I should add that I'm running the FeedAPI DEV version, updated in the last 7 days.. so if anything significant has happened related to duplicates recently let me know and I'll try another upgrade.

virtualdrupal’s picture

To answer your question from #15, "check for duplicates on all feeds" is selected on every feed.

Eric_A’s picture

I'm actually experiencing nodes being created both twice from the same feed (with -0 being appended on to the duplicate URL)

I'm looking at 5.x-1.5 code and the interesting thing to me is that feedapi_inherit_feedapi_item() always returns NULL in case $op is 'unique', or any op for that matter. The code in _feedapi_invoke_refresh() doesn't distinguish between FALSE or NULL, so in some scenario's we run both the code for a unique and non unique item.

Unfortunately I cannot investigate further right now.

The interesting scenario in _feedapi_invoke_refresh() seems to be this one:

A new item is processed and feedapi_node reports it as unique (save it) and then feedapi_inherit reports it to be non unique (update an item that may not yet exist everywhere?).

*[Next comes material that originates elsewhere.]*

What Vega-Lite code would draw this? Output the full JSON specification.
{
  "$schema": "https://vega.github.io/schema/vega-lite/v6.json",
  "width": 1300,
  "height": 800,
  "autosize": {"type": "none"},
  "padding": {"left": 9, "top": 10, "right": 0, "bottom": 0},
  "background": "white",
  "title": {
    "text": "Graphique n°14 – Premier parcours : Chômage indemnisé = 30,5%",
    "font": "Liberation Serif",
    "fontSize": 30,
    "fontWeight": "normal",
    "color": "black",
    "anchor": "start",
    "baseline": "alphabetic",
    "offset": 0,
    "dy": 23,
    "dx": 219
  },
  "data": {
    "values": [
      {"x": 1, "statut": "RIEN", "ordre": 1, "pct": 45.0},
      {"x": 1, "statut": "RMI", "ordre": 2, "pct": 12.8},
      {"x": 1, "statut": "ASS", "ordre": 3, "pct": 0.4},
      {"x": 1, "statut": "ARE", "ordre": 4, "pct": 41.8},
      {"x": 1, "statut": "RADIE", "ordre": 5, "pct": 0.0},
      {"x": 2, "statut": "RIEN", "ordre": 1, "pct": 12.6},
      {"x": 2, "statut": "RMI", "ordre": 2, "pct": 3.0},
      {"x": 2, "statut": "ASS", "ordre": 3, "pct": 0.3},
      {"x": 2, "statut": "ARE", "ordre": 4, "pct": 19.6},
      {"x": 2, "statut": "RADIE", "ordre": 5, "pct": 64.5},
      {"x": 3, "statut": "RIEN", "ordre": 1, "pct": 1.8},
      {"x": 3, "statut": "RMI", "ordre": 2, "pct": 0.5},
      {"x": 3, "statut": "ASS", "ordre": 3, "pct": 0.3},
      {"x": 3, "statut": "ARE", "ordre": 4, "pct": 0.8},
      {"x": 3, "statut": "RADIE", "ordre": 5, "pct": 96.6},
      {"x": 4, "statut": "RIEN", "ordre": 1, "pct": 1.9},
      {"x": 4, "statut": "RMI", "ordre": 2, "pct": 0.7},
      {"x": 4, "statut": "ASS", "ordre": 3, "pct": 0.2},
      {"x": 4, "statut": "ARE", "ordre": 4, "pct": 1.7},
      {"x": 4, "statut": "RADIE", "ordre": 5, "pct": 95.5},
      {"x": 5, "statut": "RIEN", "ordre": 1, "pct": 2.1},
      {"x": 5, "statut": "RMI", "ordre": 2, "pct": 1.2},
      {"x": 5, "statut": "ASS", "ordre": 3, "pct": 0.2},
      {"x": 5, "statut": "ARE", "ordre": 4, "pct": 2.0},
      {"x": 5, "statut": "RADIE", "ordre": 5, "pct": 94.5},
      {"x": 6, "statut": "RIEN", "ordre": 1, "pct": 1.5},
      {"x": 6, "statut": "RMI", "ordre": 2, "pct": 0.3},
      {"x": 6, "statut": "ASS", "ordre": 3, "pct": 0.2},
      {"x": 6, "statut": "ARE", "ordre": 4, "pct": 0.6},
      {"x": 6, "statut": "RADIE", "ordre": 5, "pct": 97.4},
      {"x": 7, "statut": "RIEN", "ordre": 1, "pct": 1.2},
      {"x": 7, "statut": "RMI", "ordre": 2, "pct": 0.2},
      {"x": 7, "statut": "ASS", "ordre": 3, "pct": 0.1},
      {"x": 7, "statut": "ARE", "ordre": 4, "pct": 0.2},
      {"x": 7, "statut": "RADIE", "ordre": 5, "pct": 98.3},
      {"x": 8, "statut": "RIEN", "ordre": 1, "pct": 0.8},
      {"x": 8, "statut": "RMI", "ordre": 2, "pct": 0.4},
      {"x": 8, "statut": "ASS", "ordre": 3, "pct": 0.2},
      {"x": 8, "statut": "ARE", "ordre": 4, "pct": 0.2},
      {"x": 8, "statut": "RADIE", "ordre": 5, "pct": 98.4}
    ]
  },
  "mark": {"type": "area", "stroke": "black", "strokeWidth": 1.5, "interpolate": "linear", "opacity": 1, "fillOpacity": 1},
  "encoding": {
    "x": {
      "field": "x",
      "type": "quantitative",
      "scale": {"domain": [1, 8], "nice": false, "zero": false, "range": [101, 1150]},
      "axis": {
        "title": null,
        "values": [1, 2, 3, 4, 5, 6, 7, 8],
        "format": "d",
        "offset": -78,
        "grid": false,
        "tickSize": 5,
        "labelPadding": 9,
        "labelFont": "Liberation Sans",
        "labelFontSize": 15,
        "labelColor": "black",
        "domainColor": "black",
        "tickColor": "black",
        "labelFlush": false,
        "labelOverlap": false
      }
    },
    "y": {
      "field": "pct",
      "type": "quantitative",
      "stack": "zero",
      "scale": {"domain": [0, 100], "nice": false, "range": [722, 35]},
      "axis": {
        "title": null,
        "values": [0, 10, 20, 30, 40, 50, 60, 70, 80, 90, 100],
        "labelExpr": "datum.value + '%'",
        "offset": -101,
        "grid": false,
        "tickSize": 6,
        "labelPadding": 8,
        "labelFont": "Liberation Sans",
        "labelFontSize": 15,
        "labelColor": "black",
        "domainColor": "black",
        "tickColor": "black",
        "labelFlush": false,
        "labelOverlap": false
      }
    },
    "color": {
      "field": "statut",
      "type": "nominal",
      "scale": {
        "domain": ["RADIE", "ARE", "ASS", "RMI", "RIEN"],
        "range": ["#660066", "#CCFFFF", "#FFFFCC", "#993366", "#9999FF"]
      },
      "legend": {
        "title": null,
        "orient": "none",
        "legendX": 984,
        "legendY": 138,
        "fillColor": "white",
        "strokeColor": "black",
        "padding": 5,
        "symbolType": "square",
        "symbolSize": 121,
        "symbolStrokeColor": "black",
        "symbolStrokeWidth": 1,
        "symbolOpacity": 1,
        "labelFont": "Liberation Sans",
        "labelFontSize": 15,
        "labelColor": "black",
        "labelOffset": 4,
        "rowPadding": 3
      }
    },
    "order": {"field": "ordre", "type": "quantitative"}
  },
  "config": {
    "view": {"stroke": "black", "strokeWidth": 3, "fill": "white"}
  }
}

Of course some people may have these processors running in the reverse order.

EDIT:
I have taken another quick look and it appears that feedapi_inherit causes no harm. It reports a duplicate but does not insert anything itself, neither does it appear to trigger some other insert.

Eric_A’s picture

5.x-1.5 _feedapi_node_unique() checks for a duplicate URL or GUID within the same feed, but _feedapi_node_update() uses the nid of the first duplicate URL or GUID from all feeds... This wrong combination of feed and feed item is then used to delete from and insert into in the list of existing items...

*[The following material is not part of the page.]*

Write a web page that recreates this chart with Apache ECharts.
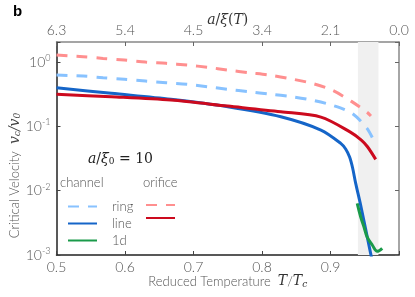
<!DOCTYPE html>
<html>
<head>
<meta charset="utf-8">
<script src="https://cdn.jsdelivr.net/npm/echarts@6/dist/echarts.min.js"></script>
<style>html,body{margin:0;padding:0;background:#fff}#c{width:415px;height:297px}</style>
</head>
<body>
<div id="c"></div>
<script>
// ---- data ----
const xTicks = [0.5, 0.6, 0.7, 0.8, 0.9, 1.0];
const bottomLabels = ['0.5', '0.6', '0.7', '0.8', '0.9', ''];
const topLabels = ['6.3', '5.4', '4.5', '3.4', '2.1', '0.0'];
const shadeRange = [0.94, 0.97];

const orificeRingT = [0.5, 0.539, 0.568, 0.599, 0.630, 0.660, 0.691, 0.721, 0.750, 0.782, 0.811, 0.844, 0.873, 0.902, 0.930, 0.953, 0.959];
const orificeRingV = [1.285, 1.21, 1.14, 1.075, 1.0, 0.955, 0.898, 0.828, 0.751, 0.682, 0.628, 0.544, 0.466, 0.367, 0.247, 0.167, 0.145];

const channelRingT = [0.5, 0.539, 0.568, 0.599, 0.630, 0.660, 0.691, 0.721, 0.750, 0.782, 0.811, 0.844, 0.873, 0.902, 0.931, 0.953, 0.965];
const channelRingV = [0.628, 0.605, 0.570, 0.538, 0.507, 0.477, 0.450, 0.413, 0.376, 0.345, 0.318, 0.289, 0.256, 0.214, 0.161, 0.094, 0.055];

const channelLineT = [0.50, 0.580, 0.667, 0.750, 0.8275, 0.886, 0.915, 0.9221, 0.9279, 0.9323, 0.9367, 0.944, 0.9585, 0.963];
const channelLineV = [0.398, 0.326, 0.263, 0.2017, 0.141, 0.0876, 0.0544, 0.0444, 0.0333, 0.0225, 0.0131, 0.00597, 0.00107, 0.000625];

const orificeLineT = [0.5, 0.580, 0.667, 0.750, 0.8275, 0.886, 0.929, 0.945, 0.954, 0.966];
const orificeLineV = [0.3146, 0.2886, 0.2564, 0.2068, 0.1687, 0.1395, 0.0815, 0.0612, 0.0482, 0.0307];

const channel1dT = [0.939, 0.944, 0.9488, 0.9534, 0.961, 0.9683, 0.9755];
const channel1dV = [0.00635, 0.00393, 0.00275, 0.00192, 0.00143, 0.00114, 0.00127];

const zip = (a, b) => a.map((v, i) => [v, b[i]]);

const labelFont = 'Lato, "Liberation Sans", Arial, sans-serif';
const grey = '#555';
const mathFont = '"DejaVu Serif", "Liberation Serif", serif';

function tickLabel(v, labels) {
  for (let i = 0; i < xTicks.length; i++) if (Math.abs(v - xTicks[i]) < 1e-6) return labels[i];
  return '';
}

const chart = echarts.init(document.getElementById('c'), null, {renderer: 'canvas'});
const option = {
  animation: false,
  backgroundColor: '#fff',
  grid: {left: 55, right: 16, top: 42, bottom: 42, containLabel: false},
  xAxis: [{
    type: 'value', position: 'bottom', min: 0.5, max: 1.0, interval: 0.1,
    axisLine: {lineStyle: {color: '#222', width: 1.5}},
    axisTick: {inside: true, length: 4, lineStyle: {color: '#444'}},
    splitLine: {show: false},
    axisLabel: {formatter: v => tickLabel(v, bottomLabels), color: grey, fontSize: 14, fontFamily: labelFont, fontWeight: 300, margin: 5},
    name: '{t|Reduced Temperature  }{m|T}{t|/}{m|T}{sub|c}',
    nameLocation: 'middle', nameGap: 19, nameMoveOverlap: false,
    nameTextStyle: {rich: {
      t: {fontSize: 13, color: grey, fontFamily: labelFont, fontWeight: 300},
      m: {fontSize: 14, color: '#333', fontFamily: mathFont, fontStyle: 'italic'},
      sub: {fontSize: 9, color: '#333', fontFamily: mathFont, fontStyle: 'italic', padding: [6, 0, 0, 0]}
    }}
  }, {
    type: 'value', position: 'top', min: 0.5, max: 1.0, interval: 0.1,
    axisLine: {lineStyle: {color: '#888', width: 1.5}},
    axisTick: {inside: true, length: 4, lineStyle: {color: '#666'}},
    splitLine: {show: false},
    axisLabel: {formatter: v => tickLabel(v, topLabels), color: grey, fontSize: 14, fontFamily: labelFont, fontWeight: 300, margin: 5},
    name: '{m|a}{u|/}{m|ξ}{u|(}{m|T}{u|)}',
    nameLocation: 'middle', nameGap: 15, nameMoveOverlap: false,
    nameTextStyle: {rich: {
      m: {fontSize: 14, color: '#333', fontFamily: mathFont, fontStyle: 'italic'},
      u: {fontSize: 14, color: '#333', fontFamily: mathFont}
    }}
  }],
  yAxis: [{
    type: 'log', logBase: 10, min: 0.001, max: 2.05, position: 'left',
    axisLine: {lineStyle: {color: '#222', width: 1.5}},
    axisTick: {inside: true, length: 4, lineStyle: {color: '#444'}},
    minorTick: {show: false},
    splitLine: {show: false},
    axisLabel: {
      margin: 6,
      formatter: v => {
        const e = Math.log10(v);
        if (Math.abs(e - Math.round(e)) > 1e-6) return '';
        return '{b|10}{s|' + Math.round(e) + '}';
      },
      rich: {
        b: {fontSize: 14, color: grey, fontFamily: labelFont, fontWeight: 300},
        s: {fontSize: 9, color: grey, fontFamily: labelFont, fontWeight: 300, padding: [0, 0, 8, 0]}
      }
    },
    name: '{t|Critical Velocity  }{m|v}{sub|c}{m|/v}{sub|0}',
    nameLocation: 'middle', nameRotate: 90, nameGap: 34, nameMoveOverlap: false,
    nameTextStyle: {padding: [0, 54, 0, 0], rich: {
      t: {fontSize: 13, color: grey, fontFamily: labelFont, fontWeight: 300},
      m: {fontSize: 14, color: '#444', fontFamily: mathFont, fontStyle: 'italic'},
      sub: {fontSize: 9, color: '#444', fontFamily: mathFont, fontStyle: 'italic', padding: [6, 0, 0, 0]}
    }}
  }, {
    type: 'log', logBase: 10, min: 0.001, max: 2.05, position: 'right',
    axisLine: {lineStyle: {color: '#888', width: 1.5}},
    axisTick: {inside: true, length: 4, lineStyle: {color: '#666'}},
    axisLabel: {show: false},
    splitLine: {show: false}
  }],
  legend: [{
    data: ['ring', 'line', '1d'], orient: 'vertical', left: 62, top: 195,
    itemWidth: 29, itemHeight: 10, itemGap: 4, selectedMode: false,
    itemStyle: {opacity: 0},
    textStyle: {color: grey, fontSize: 13, fontFamily: labelFont, fontWeight: 300, padding: [0, 0, 0, 10]}
  }, {
    data: ['orifice ring', 'orifice line'], orient: 'vertical', left: 140, top: 195,
    itemWidth: 29, itemHeight: 10, itemGap: 4, selectedMode: false,
    itemStyle: {opacity: 0},
    formatter: () => '', textStyle: {fontSize: 13, fontFamily: labelFont}
  }],
  graphic: [
    {type: 'text', left: 13, top: 4, style: {text: 'b', fontSize: 15, fontWeight: 'bold', fontFamily: '"Liberation Sans", Arial, sans-serif', fill: '#000'}},
    {type: 'text', left: 88, top: 152, style: {
      text: '{m|a}{u|/}{m|ξ}{sub|0}{u| = 10}',
      rich: {
        m: {fontSize: 14, fill: '#222', fontFamily: mathFont, fontStyle: 'italic'},
        u: {fontSize: 14, fill: '#222', fontFamily: mathFont},
        sub: {fontSize: 9, fill: '#222', fontFamily: mathFont, padding: [6, 0, 0, 0]}
      }}},
    {type: 'text', left: 60, top: 176, style: {text: 'channel', fontSize: 13, fill: grey, fontFamily: labelFont, fontWeight: 300}},
    {type: 'text', left: 143, top: 176, style: {text: 'orifice', fontSize: 13, fill: grey, fontFamily: labelFont, fontWeight: 300}}
  ],
  series: [{
    type: 'line', name: 'shade', data: [], z: 1, silent: true,
    markArea: {silent: true, itemStyle: {color: '#f0f0f0'}, data: [[{xAxis: shadeRange[0]}, {xAxis: shadeRange[1]}]]}
  }, {
    type: 'line', name: 'orifice ring', z: 3, data: zip(orificeRingT, orificeRingV), symbol: 'none', smooth: 0.3,
    lineStyle: {color: '#ff8f8f', width: 3, type: [11, 9]}, itemStyle: {color: '#ff8f8f'}
  }, {
    type: 'line', name: 'ring', z: 3, data: zip(channelRingT, channelRingV), symbol: 'none', smooth: 0.3,
    lineStyle: {color: '#88c2ff', width: 3, type: [11, 9]}, itemStyle: {color: '#88c2ff'}
  }, {
    type: 'line', name: 'line', z: 3, data: zip(channelLineT, channelLineV), symbol: 'none', smooth: 0.3,
    lineStyle: {color: '#1565c8', width: 3}, itemStyle: {color: '#1565c8'}
  }, {
    type: 'line', name: 'orifice line', z: 3, data: zip(orificeLineT, orificeLineV), symbol: 'none', smooth: 0.3,
    lineStyle: {color: '#cc0a1e', width: 3}, itemStyle: {color: '#cc0a1e'}
  }, {
    type: 'line', name: '1d', z: 3, data: zip(channel1dT, channel1dV), symbol: 'none', smooth: 0.4,
    lineStyle: {color: '#1a9a4a', width: 3}, itemStyle: {color: '#1a9a4a'}
  }]
};
chart.setOption(option);
</script>
</body>
</html>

EDIT: _feedapi_update() was a mistake, and I fixed it to the correct name: _feedapi_node_update().

leducmills’s picture

I'm having similar issues with my site - both in the creation of duplicate nodes (with -0, -1, etc.) and the appearance of duplicate feeds in the admin/content/feeds menu whenever I edit and save a feed.

The big issue for me is that the feed items aren't always showing all the content - sometimes the body is missing, and sometimes it's not showing by default but when I go in and edit, it's there and all I have to do is save it to get it to show. I'm so lost, been trying to fix this for a few days now.

Setup:

Drupal 6.14
FeedAPI 6.x-1.9-beta1
FeedAPI Node 6.x-1.9-beta1
FeedAPI Mapper 6.x-2.0-alpha3
Common syndication parser 6.x-1.9-beta1
FeedAPI Inherit 6.x-1.9-beta1
FeedAPI Taxonomy Compare 6.x-1.4

Eric_A’s picture

Status: Active » Needs work
FileSize
2.46 KB

Follow up on #22. I know it's not against HEAD but perhaps this 5.x-1.5 patch gets someone started who has time and deeper knowledge of FeedAPI.

EDIT: #324797: Duplicate items when update items enabled http://drupal.org/node/324797#comment-1607302
All that is missing in that issue is a complete solution for 5.x.

deltab’s picture

subscribing, same issue with 6.x

Anonymous’s picture

subscribing, same issue with 6.x

with simple pie as my XML parser of choice

jannalexx’s picture

Version: 6.x-1.5 » 6.x-1.9-beta2

subscribing, same issue with 6.x

Eric_A’s picture

A fixed (duplicate) 6.x issue is here: #324797: Duplicate items when update items enabled

Summit’s picture

If it is fixed in june in 6.x ..how can it still occur?

jannalexx’s picture

unfotunatelly this was never fixed for me. fuzzy behaviour on dublicated content on cron runs, nodes made from feedapi / simplepie parser / cache lifetime in seconds:30

Eric_A’s picture

Are any of you not using Drupal 6.14 and not using Poormanscron 1.x? If you are using one or both then see if updating to 6.15 and 2.x fixes your problems.

jannalexx’s picture

there is nothing to do with poormanscron as it can happen by simply refreshing feed items
common syndication parser works without dublicated content (dev version tested) so i had to switch to it from simplepie

focal55’s picture

I had duplicate nodes being created with FeedsAPI 6.x-1.x-dev + Drupal 6.16. I was trying to modify the FeedsAPI importer to have a custom content type used when creating nodes from import. My custom content type seemed to cause the duplicates because after I changed the setting back to create new Feed Items it works and does not create duplicates.

meghs’s picture

Hello focal55,can you clarify the solution you give in post, I am facing the same problem. I have also used a custom content type for my feed items.